(Entries with chart source code)

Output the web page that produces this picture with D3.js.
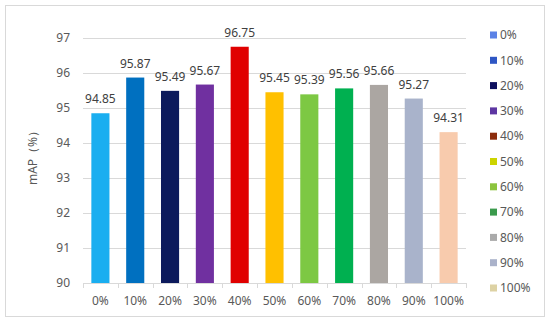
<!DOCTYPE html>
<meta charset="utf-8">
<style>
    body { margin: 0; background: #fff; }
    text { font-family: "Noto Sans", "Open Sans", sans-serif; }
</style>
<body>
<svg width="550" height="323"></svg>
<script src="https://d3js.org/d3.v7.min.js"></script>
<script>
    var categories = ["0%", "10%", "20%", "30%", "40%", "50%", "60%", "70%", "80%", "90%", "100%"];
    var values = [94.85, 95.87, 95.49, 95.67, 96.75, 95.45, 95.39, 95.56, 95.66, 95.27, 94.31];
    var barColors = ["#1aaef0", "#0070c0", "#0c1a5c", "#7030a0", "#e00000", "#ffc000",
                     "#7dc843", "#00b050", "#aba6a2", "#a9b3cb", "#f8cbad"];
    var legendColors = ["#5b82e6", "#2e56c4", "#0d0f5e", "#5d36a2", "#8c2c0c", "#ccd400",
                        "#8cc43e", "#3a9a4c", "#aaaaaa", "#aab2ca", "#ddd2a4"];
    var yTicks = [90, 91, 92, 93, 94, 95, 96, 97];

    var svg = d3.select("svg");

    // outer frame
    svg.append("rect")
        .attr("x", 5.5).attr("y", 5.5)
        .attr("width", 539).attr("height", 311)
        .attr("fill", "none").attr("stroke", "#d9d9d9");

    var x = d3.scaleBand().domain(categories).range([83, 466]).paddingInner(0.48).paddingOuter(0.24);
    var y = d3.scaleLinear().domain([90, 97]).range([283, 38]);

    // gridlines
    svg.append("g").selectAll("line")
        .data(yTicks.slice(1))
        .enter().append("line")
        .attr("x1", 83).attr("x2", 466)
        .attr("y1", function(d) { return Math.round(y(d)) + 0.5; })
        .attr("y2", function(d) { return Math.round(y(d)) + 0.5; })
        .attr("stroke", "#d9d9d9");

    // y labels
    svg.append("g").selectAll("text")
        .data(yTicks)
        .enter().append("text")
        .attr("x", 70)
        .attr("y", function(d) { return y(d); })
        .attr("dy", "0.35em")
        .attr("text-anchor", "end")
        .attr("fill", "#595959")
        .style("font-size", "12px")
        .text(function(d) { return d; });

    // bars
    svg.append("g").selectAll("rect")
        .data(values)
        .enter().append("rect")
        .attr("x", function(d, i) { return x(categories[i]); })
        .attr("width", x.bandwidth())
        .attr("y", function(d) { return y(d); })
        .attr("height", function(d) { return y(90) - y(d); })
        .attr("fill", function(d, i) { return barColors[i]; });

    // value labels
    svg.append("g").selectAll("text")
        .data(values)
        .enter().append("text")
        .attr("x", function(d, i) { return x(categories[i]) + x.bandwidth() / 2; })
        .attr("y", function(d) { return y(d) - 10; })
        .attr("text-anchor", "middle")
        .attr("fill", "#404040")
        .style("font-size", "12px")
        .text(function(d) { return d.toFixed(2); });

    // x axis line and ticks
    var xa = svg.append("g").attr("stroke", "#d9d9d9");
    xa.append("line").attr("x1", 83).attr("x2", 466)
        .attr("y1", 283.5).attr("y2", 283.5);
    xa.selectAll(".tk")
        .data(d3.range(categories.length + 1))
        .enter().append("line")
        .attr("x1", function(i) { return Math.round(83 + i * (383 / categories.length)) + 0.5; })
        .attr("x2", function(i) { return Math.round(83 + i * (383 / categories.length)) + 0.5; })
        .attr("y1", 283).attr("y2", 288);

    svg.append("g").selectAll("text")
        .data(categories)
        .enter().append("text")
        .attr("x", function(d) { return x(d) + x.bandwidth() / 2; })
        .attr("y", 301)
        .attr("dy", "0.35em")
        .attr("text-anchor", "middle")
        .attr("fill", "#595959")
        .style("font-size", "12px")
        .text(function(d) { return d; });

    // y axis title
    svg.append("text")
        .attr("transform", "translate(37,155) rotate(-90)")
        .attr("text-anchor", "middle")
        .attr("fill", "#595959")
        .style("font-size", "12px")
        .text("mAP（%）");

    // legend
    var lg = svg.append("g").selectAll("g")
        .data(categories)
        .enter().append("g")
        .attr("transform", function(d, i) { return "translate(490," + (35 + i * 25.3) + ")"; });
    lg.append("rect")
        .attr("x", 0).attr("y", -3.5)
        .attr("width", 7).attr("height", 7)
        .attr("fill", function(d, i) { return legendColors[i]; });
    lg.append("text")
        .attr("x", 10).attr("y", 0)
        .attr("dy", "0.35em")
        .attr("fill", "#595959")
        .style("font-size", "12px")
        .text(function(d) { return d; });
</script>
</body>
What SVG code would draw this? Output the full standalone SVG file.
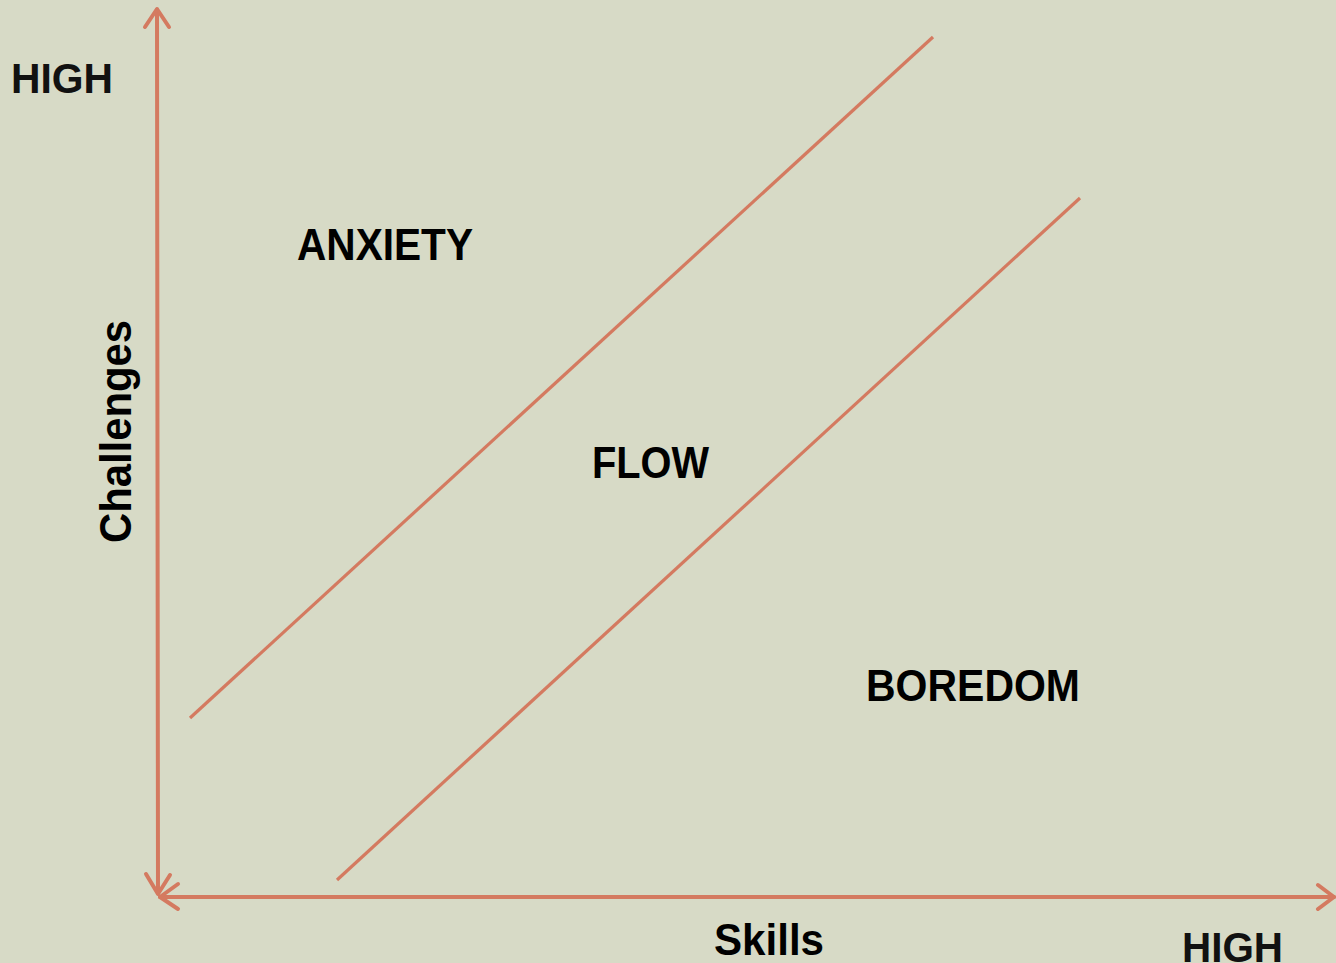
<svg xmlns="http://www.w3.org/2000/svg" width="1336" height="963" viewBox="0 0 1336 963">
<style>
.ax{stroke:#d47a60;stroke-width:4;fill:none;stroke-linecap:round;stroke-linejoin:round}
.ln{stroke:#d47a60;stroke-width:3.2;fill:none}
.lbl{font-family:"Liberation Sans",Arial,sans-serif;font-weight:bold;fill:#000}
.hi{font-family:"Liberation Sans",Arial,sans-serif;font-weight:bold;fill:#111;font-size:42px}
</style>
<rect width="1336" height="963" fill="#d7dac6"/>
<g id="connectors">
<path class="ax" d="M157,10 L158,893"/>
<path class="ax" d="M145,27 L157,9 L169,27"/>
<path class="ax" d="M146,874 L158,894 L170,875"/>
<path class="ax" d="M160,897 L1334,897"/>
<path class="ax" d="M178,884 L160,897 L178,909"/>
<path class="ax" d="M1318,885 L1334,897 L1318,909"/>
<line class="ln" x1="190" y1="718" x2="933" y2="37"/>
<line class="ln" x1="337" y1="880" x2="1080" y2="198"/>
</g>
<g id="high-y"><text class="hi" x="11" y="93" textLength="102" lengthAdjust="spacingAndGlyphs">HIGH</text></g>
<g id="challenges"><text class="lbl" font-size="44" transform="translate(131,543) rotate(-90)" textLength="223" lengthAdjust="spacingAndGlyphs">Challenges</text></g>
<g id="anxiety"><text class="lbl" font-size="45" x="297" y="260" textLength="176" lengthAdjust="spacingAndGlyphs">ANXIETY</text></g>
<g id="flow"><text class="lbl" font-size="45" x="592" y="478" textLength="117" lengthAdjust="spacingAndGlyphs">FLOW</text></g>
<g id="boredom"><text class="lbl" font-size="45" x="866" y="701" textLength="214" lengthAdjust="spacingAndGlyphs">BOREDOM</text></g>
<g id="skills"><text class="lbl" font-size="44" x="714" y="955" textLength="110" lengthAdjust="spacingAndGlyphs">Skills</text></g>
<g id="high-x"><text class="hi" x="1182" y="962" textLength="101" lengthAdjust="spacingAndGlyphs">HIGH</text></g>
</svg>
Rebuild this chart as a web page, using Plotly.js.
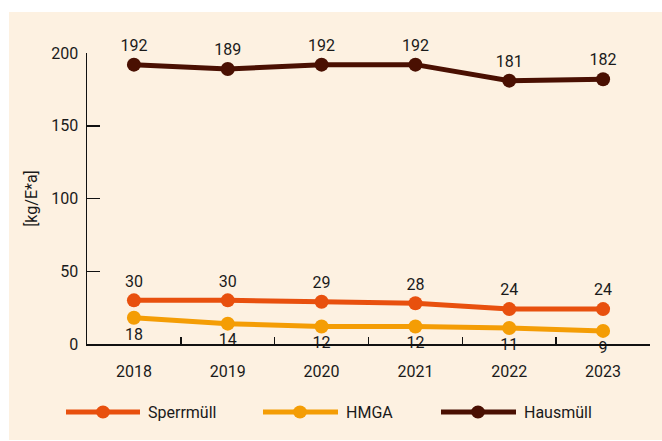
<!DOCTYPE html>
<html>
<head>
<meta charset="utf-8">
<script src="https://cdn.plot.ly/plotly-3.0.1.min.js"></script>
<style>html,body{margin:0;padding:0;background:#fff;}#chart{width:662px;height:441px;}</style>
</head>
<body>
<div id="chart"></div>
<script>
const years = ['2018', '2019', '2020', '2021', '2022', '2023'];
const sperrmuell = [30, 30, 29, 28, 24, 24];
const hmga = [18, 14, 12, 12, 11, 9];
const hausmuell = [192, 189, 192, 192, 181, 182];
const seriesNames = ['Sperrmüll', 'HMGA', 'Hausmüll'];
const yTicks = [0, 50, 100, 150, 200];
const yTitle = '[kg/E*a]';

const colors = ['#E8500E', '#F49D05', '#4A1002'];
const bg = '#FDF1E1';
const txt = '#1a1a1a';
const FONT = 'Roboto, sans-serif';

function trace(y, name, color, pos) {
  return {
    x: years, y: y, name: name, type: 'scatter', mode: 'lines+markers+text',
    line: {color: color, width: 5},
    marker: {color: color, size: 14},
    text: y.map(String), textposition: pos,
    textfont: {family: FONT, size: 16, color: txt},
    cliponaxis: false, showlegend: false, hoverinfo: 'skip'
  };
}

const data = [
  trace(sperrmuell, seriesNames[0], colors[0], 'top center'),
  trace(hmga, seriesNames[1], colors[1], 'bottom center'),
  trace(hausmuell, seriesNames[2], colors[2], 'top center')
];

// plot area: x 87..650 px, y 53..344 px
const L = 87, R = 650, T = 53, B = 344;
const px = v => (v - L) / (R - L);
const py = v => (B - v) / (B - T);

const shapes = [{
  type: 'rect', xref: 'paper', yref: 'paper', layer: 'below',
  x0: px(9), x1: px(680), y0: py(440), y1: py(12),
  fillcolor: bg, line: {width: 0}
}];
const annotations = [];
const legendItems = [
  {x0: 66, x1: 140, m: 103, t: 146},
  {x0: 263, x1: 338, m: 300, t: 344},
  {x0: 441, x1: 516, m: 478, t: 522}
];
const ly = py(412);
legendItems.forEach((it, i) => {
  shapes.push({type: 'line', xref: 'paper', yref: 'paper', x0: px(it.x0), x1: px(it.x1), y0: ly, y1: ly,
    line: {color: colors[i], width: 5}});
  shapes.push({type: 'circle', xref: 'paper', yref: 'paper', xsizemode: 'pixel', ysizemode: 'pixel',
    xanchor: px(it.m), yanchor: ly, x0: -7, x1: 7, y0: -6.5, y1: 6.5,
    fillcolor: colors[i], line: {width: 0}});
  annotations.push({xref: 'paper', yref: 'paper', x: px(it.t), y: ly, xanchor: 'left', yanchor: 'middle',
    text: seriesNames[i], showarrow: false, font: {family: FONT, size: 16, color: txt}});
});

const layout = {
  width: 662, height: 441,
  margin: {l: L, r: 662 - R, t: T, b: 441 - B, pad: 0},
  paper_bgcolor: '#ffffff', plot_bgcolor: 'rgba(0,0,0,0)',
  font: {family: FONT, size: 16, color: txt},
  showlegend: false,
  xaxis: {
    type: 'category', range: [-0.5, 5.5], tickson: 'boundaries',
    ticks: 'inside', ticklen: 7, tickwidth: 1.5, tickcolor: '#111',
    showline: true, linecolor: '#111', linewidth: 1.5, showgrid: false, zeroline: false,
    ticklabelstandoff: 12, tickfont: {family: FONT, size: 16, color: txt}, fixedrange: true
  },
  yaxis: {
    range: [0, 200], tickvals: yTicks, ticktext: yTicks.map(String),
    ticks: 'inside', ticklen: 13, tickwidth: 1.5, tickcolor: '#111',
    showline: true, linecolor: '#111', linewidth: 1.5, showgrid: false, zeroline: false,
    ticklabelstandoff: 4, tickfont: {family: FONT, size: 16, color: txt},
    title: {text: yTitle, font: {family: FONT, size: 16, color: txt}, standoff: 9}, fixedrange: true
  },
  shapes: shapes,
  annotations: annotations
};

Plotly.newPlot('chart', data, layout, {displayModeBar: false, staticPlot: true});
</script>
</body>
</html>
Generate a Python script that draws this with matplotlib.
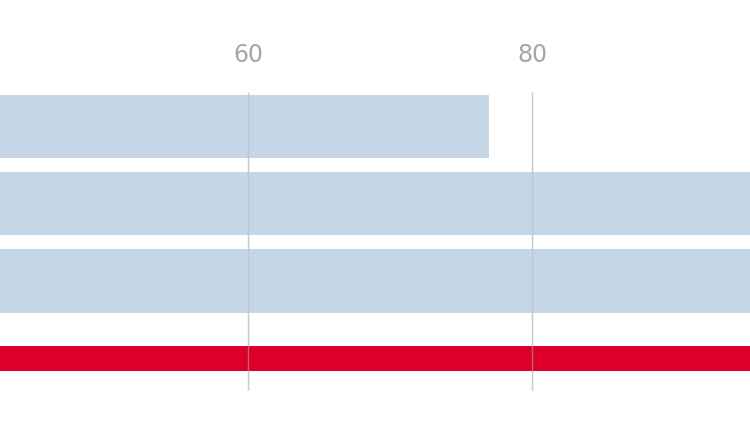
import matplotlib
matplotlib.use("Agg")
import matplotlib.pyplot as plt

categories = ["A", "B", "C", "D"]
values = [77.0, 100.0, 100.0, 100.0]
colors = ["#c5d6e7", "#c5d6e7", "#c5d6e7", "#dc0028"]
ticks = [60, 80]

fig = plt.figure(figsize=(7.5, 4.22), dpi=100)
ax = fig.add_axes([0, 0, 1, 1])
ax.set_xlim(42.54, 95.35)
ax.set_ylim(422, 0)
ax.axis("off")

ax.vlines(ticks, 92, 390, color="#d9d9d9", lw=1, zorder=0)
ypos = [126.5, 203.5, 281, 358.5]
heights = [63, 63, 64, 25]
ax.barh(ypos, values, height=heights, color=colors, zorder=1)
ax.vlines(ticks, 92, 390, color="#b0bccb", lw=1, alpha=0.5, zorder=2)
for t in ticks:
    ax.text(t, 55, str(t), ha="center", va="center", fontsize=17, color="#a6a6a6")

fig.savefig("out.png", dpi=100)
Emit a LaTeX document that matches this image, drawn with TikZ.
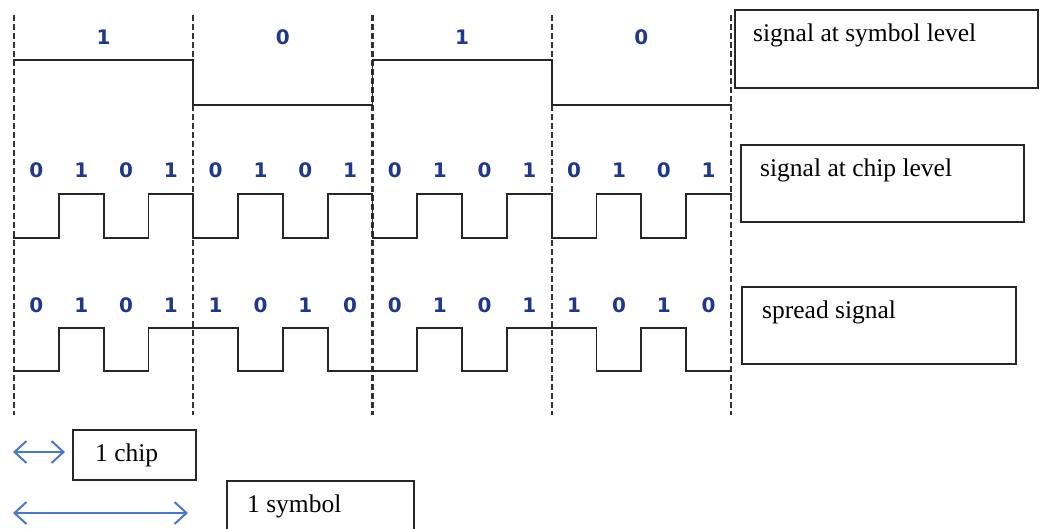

**Aim of the exercise:** Leave out any pictures and return exactly the lines from the beginning of the data through the line with "var y = d3.scaleLinear().domain([90, 97]).range([283, 38]);", inclusive.

**Solved exercise:**
Output the web page that produces this picture with D3.js.
<!DOCTYPE html>
<meta charset="utf-8">
<style>
    body { margin: 0; background: #fff; }
    text { font-family: "Noto Sans", "Open Sans", sans-serif; }
</style>
<body>
<svg width="550" height="323"></svg>
<script src="https://d3js.org/d3.v7.min.js"></script>
<script>
    var categories = ["0%", "10%", "20%", "30%", "40%", "50%", "60%", "70%", "80%", "90%", "100%"];
    var values = [94.85, 95.87, 95.49, 95.67, 96.75, 95.45, 95.39, 95.56, 95.66, 95.27, 94.31];
    var barColors = ["#1aaef0", "#0070c0", "#0c1a5c", "#7030a0", "#e00000", "#ffc000",
                     "#7dc843", "#00b050", "#aba6a2", "#a9b3cb", "#f8cbad"];
    var legendColors = ["#5b82e6", "#2e56c4", "#0d0f5e", "#5d36a2", "#8c2c0c", "#ccd400",
                        "#8cc43e", "#3a9a4c", "#aaaaaa", "#aab2ca", "#ddd2a4"];
    var yTicks = [90, 91, 92, 93, 94, 95, 96, 97];

    var svg = d3.select("svg");

    // outer frame
    svg.append("rect")
        .attr("x", 5.5).attr("y", 5.5)
        .attr("width", 539).attr("height", 311)
        .attr("fill", "none").attr("stroke", "#d9d9d9");

    var x = d3.scaleBand().domain(categories).range([83, 466]).paddingInner(0.48).paddingOuter(0.24);
    var y = d3.scaleLinear().domain([90, 97]).range([283, 38]);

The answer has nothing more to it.